## Directions for this task
Up to and including the line that contains "(0,0) rectangle (954,1235);", write out each line of the material from its first line, exactly.

## Supplied information

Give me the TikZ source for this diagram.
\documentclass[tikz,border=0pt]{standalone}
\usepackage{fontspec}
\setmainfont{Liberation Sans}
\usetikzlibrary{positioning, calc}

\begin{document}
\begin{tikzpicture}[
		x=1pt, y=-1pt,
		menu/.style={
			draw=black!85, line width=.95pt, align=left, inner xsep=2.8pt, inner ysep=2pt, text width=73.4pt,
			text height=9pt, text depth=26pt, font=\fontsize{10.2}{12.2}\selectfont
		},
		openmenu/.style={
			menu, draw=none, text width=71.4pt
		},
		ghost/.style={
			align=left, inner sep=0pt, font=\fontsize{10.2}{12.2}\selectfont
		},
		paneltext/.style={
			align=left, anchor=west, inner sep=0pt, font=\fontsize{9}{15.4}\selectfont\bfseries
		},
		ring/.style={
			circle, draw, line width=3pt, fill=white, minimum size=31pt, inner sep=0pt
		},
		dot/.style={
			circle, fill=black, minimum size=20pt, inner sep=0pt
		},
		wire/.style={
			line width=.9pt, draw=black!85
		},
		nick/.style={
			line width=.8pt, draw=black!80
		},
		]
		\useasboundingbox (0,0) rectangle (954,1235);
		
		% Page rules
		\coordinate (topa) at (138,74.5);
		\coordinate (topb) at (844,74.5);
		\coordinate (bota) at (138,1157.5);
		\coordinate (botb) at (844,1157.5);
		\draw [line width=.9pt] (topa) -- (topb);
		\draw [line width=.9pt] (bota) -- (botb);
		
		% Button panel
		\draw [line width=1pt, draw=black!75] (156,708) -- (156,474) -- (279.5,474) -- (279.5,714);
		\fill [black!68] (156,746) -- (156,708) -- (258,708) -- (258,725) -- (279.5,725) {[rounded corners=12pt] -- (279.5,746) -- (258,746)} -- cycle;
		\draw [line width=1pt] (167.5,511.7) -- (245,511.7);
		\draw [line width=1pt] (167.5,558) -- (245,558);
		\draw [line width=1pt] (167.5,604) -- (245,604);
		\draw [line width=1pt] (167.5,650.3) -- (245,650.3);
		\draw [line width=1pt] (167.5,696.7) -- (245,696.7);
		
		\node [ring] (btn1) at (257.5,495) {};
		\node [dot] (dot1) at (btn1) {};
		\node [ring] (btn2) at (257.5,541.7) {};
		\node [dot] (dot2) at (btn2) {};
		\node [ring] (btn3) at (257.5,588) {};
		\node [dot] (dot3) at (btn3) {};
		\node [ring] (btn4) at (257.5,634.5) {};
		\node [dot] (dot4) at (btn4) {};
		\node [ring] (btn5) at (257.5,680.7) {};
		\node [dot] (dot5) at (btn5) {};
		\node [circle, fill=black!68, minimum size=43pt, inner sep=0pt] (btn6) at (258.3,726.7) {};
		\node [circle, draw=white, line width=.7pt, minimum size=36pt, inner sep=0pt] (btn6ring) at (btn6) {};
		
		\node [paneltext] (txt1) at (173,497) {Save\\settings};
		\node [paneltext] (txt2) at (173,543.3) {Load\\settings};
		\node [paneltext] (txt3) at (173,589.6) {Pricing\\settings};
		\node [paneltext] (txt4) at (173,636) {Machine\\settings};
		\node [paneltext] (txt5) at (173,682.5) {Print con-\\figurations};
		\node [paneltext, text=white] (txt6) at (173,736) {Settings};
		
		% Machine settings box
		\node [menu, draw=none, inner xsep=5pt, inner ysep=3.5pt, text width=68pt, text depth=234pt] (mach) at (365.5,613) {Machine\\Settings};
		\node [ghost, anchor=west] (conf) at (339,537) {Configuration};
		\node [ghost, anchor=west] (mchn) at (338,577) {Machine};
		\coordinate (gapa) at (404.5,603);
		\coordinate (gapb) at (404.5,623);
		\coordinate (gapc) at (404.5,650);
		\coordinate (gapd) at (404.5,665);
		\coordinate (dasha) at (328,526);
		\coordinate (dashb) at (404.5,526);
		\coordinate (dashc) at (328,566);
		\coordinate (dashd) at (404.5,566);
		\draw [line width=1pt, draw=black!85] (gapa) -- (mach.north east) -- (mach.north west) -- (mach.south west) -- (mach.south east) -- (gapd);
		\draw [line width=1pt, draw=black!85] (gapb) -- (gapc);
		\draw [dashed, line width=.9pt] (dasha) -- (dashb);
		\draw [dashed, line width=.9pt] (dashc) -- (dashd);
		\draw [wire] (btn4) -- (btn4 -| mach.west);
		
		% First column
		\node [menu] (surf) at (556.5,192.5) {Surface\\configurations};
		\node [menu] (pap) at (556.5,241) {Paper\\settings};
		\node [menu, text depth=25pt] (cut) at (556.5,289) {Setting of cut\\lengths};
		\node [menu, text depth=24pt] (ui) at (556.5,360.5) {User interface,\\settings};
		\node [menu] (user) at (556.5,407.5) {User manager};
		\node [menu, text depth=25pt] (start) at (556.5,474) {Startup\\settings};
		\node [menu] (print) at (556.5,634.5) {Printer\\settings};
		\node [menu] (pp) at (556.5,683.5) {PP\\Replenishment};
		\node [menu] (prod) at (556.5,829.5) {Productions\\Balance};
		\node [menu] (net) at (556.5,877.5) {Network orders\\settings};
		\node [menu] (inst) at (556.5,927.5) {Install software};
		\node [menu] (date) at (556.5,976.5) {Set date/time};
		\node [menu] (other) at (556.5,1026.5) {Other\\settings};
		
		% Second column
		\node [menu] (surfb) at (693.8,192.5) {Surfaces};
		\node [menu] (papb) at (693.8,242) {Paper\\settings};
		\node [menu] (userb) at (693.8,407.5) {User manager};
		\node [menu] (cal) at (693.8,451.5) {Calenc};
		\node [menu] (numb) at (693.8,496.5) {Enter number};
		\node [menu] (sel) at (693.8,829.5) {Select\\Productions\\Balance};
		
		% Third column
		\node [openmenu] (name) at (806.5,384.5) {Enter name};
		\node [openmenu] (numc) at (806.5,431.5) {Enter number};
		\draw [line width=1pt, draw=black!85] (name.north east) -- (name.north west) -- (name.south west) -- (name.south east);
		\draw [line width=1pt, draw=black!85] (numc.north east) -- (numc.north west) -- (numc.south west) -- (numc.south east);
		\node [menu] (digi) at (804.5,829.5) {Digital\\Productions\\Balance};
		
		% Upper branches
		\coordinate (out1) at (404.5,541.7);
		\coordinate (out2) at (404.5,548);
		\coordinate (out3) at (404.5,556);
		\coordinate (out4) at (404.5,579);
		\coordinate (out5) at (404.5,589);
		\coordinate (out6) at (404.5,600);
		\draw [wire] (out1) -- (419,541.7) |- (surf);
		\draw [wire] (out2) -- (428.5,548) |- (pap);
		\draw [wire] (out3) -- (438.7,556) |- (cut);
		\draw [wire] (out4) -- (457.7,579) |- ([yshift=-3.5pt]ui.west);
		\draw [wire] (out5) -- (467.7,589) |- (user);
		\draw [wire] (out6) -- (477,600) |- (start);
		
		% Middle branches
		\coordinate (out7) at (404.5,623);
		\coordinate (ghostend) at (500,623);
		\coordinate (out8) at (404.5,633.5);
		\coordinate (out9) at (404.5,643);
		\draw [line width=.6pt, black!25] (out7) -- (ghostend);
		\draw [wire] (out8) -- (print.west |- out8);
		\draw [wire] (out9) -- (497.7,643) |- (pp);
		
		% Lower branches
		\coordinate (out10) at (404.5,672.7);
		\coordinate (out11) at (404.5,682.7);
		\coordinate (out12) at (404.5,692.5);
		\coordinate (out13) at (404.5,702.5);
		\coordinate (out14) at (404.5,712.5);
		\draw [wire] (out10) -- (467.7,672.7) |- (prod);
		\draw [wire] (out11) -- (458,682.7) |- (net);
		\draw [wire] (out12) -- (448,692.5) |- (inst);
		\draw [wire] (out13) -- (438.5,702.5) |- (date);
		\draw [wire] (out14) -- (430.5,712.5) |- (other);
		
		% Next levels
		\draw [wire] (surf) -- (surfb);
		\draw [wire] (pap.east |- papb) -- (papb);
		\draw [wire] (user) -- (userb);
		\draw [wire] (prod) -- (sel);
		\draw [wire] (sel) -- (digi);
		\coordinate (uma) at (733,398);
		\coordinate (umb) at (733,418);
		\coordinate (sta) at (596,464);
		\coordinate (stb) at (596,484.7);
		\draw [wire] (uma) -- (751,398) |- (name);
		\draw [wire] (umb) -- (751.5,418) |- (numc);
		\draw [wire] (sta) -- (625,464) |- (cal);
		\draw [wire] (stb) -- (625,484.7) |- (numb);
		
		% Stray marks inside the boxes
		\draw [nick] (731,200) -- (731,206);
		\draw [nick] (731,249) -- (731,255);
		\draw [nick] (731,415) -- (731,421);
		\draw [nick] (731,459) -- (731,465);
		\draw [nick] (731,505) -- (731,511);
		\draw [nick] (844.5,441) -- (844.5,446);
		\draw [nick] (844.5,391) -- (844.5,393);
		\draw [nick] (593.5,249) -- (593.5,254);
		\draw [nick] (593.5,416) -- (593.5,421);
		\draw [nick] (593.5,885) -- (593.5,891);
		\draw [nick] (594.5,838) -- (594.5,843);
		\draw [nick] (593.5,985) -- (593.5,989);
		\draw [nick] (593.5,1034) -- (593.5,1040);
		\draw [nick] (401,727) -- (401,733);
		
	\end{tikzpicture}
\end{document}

## Exercise solution
Give me the TikZ source for this diagram.
\documentclass[tikz,border=0pt]{standalone}
\usepackage{fontspec}
\setmainfont{Liberation Sans}
\usetikzlibrary{positioning, calc}

\begin{document}
\begin{tikzpicture}[
		x=1pt, y=-1pt,
		menu/.style={
			draw=black!85, line width=.95pt, align=left, inner xsep=2.8pt, inner ysep=2pt, text width=73.4pt,
			text height=9pt, text depth=26pt, font=\fontsize{10.2}{12.2}\selectfont
		},
		openmenu/.style={
			menu, draw=none, text width=71.4pt
		},
		ghost/.style={
			align=left, inner sep=0pt, font=\fontsize{10.2}{12.2}\selectfont
		},
		paneltext/.style={
			align=left, anchor=west, inner sep=0pt, font=\fontsize{9}{15.4}\selectfont\bfseries
		},
		ring/.style={
			circle, draw, line width=3pt, fill=white, minimum size=31pt, inner sep=0pt
		},
		dot/.style={
			circle, fill=black, minimum size=20pt, inner sep=0pt
		},
		wire/.style={
			line width=.9pt, draw=black!85
		},
		nick/.style={
			line width=.8pt, draw=black!80
		},
		]
		\useasboundingbox (0,0) rectangle (954,1235);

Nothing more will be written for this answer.